The Salford Hardness Tester
Many methods exist for measuring the hardness of metals, but all are unsuitable for measuring very thin metal sheets or foils. Hardness-testing instruments usually work on the well-known principle that a steel ball of certain dimensions makes, under a certain load, an impression giving the number corresponding to the particular hardness.
The usual type of instrument working on this principle makes an impression approximately 0.05 mm. (.00197in.) deep, and since the depth of the impression for measuring the hardness of the metal should not be more than l-10th of the thickness of the metal itself, it will be seen that this method is suitable only for sheet metals which are thicker than 0.5 mm. (.0197 in.).
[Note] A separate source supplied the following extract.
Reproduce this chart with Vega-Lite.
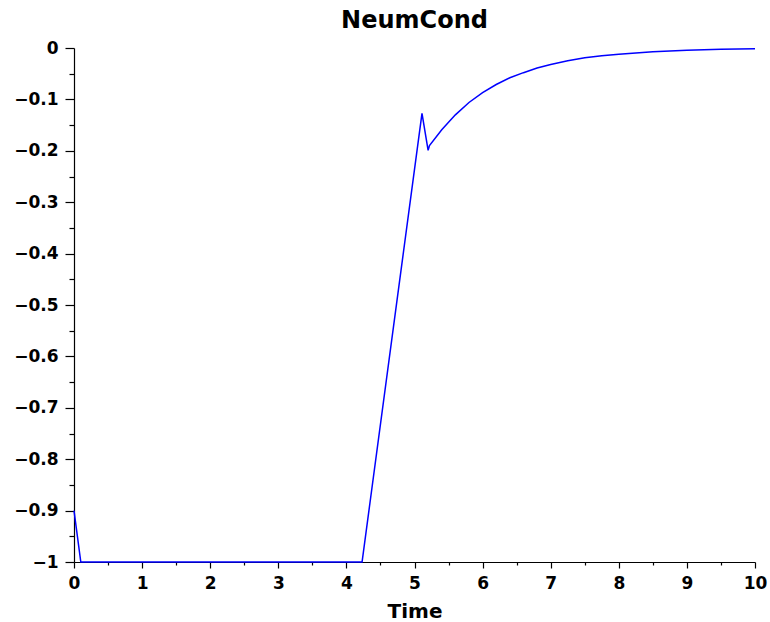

This new instrument has been specially designed to measure very thin metal sheets or foils, and makes an impression of only 2 or 3 thousandths of a millimetre (.00008in. to .00012in.), and it is therefore suitable for hardness measurements on thin sheets and foils of the order of 2 or 3 hundredths of a millimetre in thickness.
The instrument comprises a micrometer of the electrical induction type, of which the movements are indicated on the scale of a galvanometer. A load applied through a spindle to a steel ball 1/16in. in diameter, makes the impression on the metal being tested. Movement of the spindle causes a movement of an iron core between two electro-magnets which are parts of a Wheatstone bridge. This movement produces a change of inductance of the electro-magnets, un balancing the bridge system, and giving a reading of an indicating instrument in the bridge circuit.
The Wheatstone bridge operates from the standard 230 volts 50 cycles supply, and a special compensating circuit employing inductances and condensers ensures that the accuracy of the instrument is unaffected by fluctuations of mains voltage.
The galvanometer is calibrated both in millimetres and directly in the Rockwell hardness scale, so that the instrument gives a direct indication of the hardness of the material being tested. Since the instrument makes use of a steel ball of 1/16in. diameter, the load for making the impression is very small, approximately 100 grammes in weight. Also, as the ratio between the diameter of the steel ball and the load is very unusual, it is necessary to calibrate this instrument with metal sheets of known hardness.
The accuracy of the instrument is not so great as that of hardness-measuring instruments which operate with bigger loads and bigger impressions, but in most cases it will be sufficient, and is in any case a very good means of making comparisons. The accuracy varies between 2 to 5 Rockwell degrees. A calibration curve is supplied with each instrument, enabling easy comparison to be made between the Rockwell and Brinell hardness degrees.
The Salford hardness tester is useful not only to foil makers, but also in any case where the hardness of thin metal sheets is of interest.
Normally the instrument has the Rockwell 15 T scale which is suitable for soft metals like aluminium. The instruments can also be supplied for measuring the hardness of other metals.